The request
Repeat all of the material below exactly as written, images excluded.

Raw data

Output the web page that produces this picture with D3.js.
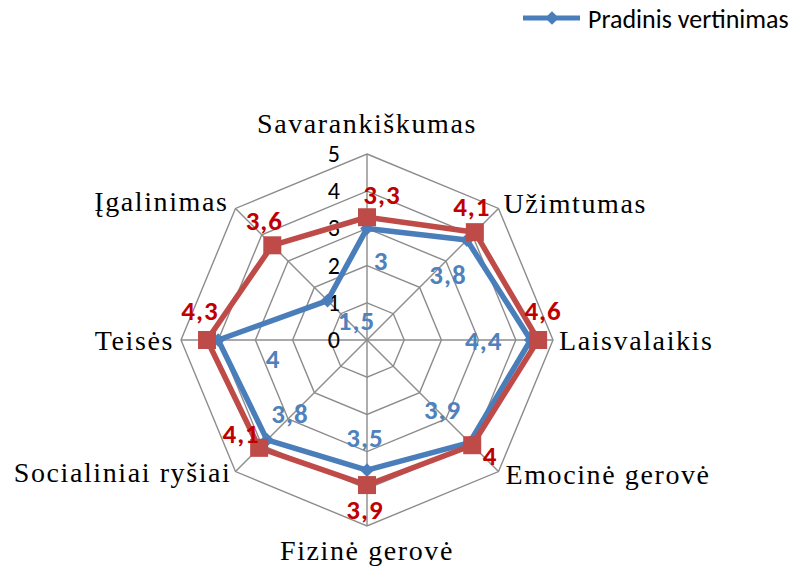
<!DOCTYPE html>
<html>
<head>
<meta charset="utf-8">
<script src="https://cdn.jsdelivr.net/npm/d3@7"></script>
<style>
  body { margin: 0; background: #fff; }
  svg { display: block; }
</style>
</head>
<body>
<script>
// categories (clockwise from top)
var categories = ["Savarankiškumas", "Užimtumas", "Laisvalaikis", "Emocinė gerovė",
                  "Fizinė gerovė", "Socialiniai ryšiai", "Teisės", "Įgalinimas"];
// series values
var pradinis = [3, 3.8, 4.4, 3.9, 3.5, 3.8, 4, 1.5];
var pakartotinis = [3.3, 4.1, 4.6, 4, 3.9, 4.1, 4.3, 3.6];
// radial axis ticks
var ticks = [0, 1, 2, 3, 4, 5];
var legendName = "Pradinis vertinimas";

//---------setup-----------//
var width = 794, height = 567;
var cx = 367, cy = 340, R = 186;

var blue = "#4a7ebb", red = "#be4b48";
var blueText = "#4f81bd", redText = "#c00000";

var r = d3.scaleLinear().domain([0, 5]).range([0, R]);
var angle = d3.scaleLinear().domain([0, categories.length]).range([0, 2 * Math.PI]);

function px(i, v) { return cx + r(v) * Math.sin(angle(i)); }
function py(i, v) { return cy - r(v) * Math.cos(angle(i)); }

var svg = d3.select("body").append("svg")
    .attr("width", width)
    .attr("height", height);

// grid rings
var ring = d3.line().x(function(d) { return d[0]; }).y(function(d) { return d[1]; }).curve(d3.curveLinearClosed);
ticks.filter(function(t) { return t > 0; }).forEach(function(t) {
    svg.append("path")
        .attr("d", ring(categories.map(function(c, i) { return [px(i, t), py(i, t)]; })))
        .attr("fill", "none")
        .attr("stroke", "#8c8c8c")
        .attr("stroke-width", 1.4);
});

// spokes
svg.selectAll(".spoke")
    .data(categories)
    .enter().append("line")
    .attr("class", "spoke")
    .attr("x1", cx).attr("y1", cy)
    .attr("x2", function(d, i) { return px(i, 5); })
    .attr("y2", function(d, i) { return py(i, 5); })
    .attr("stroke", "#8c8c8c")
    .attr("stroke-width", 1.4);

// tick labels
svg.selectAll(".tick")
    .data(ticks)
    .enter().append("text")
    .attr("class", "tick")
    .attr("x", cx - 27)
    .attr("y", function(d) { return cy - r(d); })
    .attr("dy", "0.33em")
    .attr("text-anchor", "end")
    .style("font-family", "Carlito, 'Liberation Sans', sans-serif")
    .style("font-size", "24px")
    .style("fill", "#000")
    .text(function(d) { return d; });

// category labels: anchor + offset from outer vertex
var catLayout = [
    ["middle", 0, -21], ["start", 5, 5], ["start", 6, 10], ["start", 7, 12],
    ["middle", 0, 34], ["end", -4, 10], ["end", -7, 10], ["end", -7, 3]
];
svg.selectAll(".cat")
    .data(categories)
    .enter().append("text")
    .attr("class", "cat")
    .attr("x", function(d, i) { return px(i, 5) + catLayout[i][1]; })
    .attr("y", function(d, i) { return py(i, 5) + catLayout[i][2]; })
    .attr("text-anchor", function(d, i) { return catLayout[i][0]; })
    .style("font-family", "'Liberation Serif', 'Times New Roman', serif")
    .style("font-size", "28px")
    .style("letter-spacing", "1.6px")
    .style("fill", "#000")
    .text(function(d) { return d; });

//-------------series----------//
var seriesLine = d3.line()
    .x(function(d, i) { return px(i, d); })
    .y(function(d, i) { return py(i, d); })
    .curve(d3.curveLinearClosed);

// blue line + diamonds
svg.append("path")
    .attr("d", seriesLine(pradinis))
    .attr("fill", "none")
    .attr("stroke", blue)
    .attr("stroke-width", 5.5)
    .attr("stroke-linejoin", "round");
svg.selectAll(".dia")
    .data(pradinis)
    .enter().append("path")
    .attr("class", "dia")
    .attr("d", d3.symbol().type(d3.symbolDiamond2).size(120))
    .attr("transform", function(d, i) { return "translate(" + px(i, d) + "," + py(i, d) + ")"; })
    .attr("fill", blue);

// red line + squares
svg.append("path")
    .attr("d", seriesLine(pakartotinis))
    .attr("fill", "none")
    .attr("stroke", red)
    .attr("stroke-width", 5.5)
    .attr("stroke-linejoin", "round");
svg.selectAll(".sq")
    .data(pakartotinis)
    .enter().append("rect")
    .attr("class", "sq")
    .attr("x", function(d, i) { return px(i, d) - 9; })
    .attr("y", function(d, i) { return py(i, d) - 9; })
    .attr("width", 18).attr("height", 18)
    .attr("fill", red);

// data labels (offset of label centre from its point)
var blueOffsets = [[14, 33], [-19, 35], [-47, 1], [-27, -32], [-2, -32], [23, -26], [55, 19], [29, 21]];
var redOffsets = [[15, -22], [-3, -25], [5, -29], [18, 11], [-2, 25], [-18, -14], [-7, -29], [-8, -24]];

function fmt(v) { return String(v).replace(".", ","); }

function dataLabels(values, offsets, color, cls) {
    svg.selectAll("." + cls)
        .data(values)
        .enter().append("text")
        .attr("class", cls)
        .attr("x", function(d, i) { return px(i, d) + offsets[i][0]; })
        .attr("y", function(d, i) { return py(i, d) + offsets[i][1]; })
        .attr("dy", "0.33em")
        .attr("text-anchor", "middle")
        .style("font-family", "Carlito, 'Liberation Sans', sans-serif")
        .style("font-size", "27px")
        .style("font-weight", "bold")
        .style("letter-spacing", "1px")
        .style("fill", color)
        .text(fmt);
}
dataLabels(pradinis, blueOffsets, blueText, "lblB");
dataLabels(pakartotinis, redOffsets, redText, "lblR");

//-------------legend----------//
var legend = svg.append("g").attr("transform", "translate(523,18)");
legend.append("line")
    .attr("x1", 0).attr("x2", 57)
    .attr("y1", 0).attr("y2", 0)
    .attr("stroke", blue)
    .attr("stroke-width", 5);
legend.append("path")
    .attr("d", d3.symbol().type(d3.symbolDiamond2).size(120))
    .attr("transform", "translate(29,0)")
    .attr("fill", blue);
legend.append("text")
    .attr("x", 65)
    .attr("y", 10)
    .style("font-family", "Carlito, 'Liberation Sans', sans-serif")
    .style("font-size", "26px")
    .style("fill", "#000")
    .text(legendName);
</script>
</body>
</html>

Correct output
Output the web page that produces this picture with D3.js.
<!DOCTYPE html>
<html>
<head>
<meta charset="utf-8">
<script src="https://cdn.jsdelivr.net/npm/d3@7"></script>
<style>
  body { margin: 0; background: #fff; }
  svg { display: block; }
</style>
</head>
<body>
<script>
// categories (clockwise from top)
var categories = ["Savarankiškumas", "Užimtumas", "Laisvalaikis", "Emocinė gerovė",
                  "Fizinė gerovė", "Socialiniai ryšiai", "Teisės", "Įgalinimas"];
// series values
var pradinis = [3, 3.8, 4.4, 3.9, 3.5, 3.8, 4, 1.5];
var pakartotinis = [3.3, 4.1, 4.6, 4, 3.9, 4.1, 4.3, 3.6];
// radial axis ticks
var ticks = [0, 1, 2, 3, 4, 5];
var legendName = "Pradinis vertinimas";

//---------setup-----------//
var width = 794, height = 567;
var cx = 367, cy = 340, R = 186;

var blue = "#4a7ebb", red = "#be4b48";
var blueText = "#4f81bd", redText = "#c00000";

var r = d3.scaleLinear().domain([0, 5]).range([0, R]);
var angle = d3.scaleLinear().domain([0, categories.length]).range([0, 2 * Math.PI]);

function px(i, v) { return cx + r(v) * Math.sin(angle(i)); }
function py(i, v) { return cy - r(v) * Math.cos(angle(i)); }

var svg = d3.select("body").append("svg")
    .attr("width", width)
    .attr("height", height);

// grid rings
var ring = d3.line().x(function(d) { return d[0]; }).y(function(d) { return d[1]; }).curve(d3.curveLinearClosed);
ticks.filter(function(t) { return t > 0; }).forEach(function(t) {
    svg.append("path")
        .attr("d", ring(categories.map(function(c, i) { return [px(i, t), py(i, t)]; })))
        .attr("fill", "none")
        .attr("stroke", "#8c8c8c")
        .attr("stroke-width", 1.4);
});

// spokes
svg.selectAll(".spoke")
    .data(categories)
    .enter().append("line")
    .attr("class", "spoke")
    .attr("x1", cx).attr("y1", cy)
    .attr("x2", function(d, i) { return px(i, 5); })
    .attr("y2", function(d, i) { return py(i, 5); })
    .attr("stroke", "#8c8c8c")
    .attr("stroke-width", 1.4);

// tick labels
svg.selectAll(".tick")
    .data(ticks)
    .enter().append("text")
    .attr("class", "tick")
    .attr("x", cx - 27)
    .attr("y", function(d) { return cy - r(d); })
    .attr("dy", "0.33em")
    .attr("text-anchor", "end")
    .style("font-family", "Carlito, 'Liberation Sans', sans-serif")
    .style("font-size", "24px")
    .style("fill", "#000")
    .text(function(d) { return d; });

// category labels: anchor + offset from outer vertex
var catLayout = [
    ["middle", 0, -21], ["start", 5, 5], ["start", 6, 10], ["start", 7, 12],
    ["middle", 0, 34], ["end", -4, 10], ["end", -7, 10], ["end", -7, 3]
];
svg.selectAll(".cat")
    .data(categories)
    .enter().append("text")
    .attr("class", "cat")
    .attr("x", function(d, i) { return px(i, 5) + catLayout[i][1]; })
    .attr("y", function(d, i) { return py(i, 5) + catLayout[i][2]; })
    .attr("text-anchor", function(d, i) { return catLayout[i][0]; })
    .style("font-family", "'Liberation Serif', 'Times New Roman', serif")
    .style("font-size", "28px")
    .style("letter-spacing", "1.6px")
    .style("fill", "#000")
    .text(function(d) { return d; });

//-------------series----------//
var seriesLine = d3.line()
    .x(function(d, i) { return px(i, d); })
    .y(function(d, i) { return py(i, d); })
    .curve(d3.curveLinearClosed);

// blue line + diamonds
svg.append("path")
    .attr("d", seriesLine(pradinis))
    .attr("fill", "none")
    .attr("stroke", blue)
    .attr("stroke-width", 5.5)
    .attr("stroke-linejoin", "round");
svg.selectAll(".dia")
    .data(pradinis)
    .enter().append("path")
    .attr("class", "dia")
    .attr("d", d3.symbol().type(d3.symbolDiamond2).size(120))
    .attr("transform", function(d, i) { return "translate(" + px(i, d) + "," + py(i, d) + ")"; })
    .attr("fill", blue);

// red line + squares
svg.append("path")
    .attr("d", seriesLine(pakartotinis))
    .attr("fill", "none")
    .attr("stroke", red)
    .attr("stroke-width", 5.5)
    .attr("stroke-linejoin", "round");
svg.selectAll(".sq")
    .data(pakartotinis)
    .enter().append("rect")
    .attr("class", "sq")
    .attr("x", function(d, i) { return px(i, d) - 9; })
    .attr("y", function(d, i) { return py(i, d) - 9; })
    .attr("width", 18).attr("height", 18)
    .attr("fill", red);

// data labels (offset of label centre from its point)
var blueOffsets = [[14, 33], [-19, 35], [-47, 1], [-27, -32], [-2, -32], [23, -26], [55, 19], [29, 21]];
var redOffsets = [[15, -22], [-3, -25], [5, -29], [18, 11], [-2, 25], [-18, -14], [-7, -29], [-8, -24]];

function fmt(v) { return String(v).replace(".", ","); }

function dataLabels(values, offsets, color, cls) {
    svg.selectAll("." + cls)
        .data(values)
        .enter().append("text")
        .attr("class", cls)
        .attr("x", function(d, i) { return px(i, d) + offsets[i][0]; })
        .attr("y", function(d, i) { return py(i, d) + offsets[i][1]; })
        .attr("dy", "0.33em")
        .attr("text-anchor", "middle")
        .style("font-family", "Carlito, 'Liberation Sans', sans-serif")
        .style("font-size", "27px")
        .style("font-weight", "bold")
        .style("letter-spacing", "1px")
        .style("fill", color)
        .text(fmt);
}
dataLabels(pradinis, blueOffsets, blueText, "lblB");
dataLabels(pakartotinis, redOffsets, redText, "lblR");

//-------------legend----------//
var legend = svg.append("g").attr("transform", "translate(523,18)");
legend.append("line")
    .attr("x1", 0).attr("x2", 57)
    .attr("y1", 0).attr("y2", 0)
    .attr("stroke", blue)
    .attr("stroke-width", 5);
legend.append("path")
    .attr("d", d3.symbol().type(d3.symbolDiamond2).size(120))
    .attr("transform", "translate(29,0)")
    .attr("fill", blue);
legend.append("text")
    .attr("x", 65)
    .attr("y", 10)
    .style("font-family", "Carlito, 'Liberation Sans', sans-serif")
    .style("font-size", "26px")
    .style("fill", "#000")
    .text(legendName);
</script>
</body>
</html>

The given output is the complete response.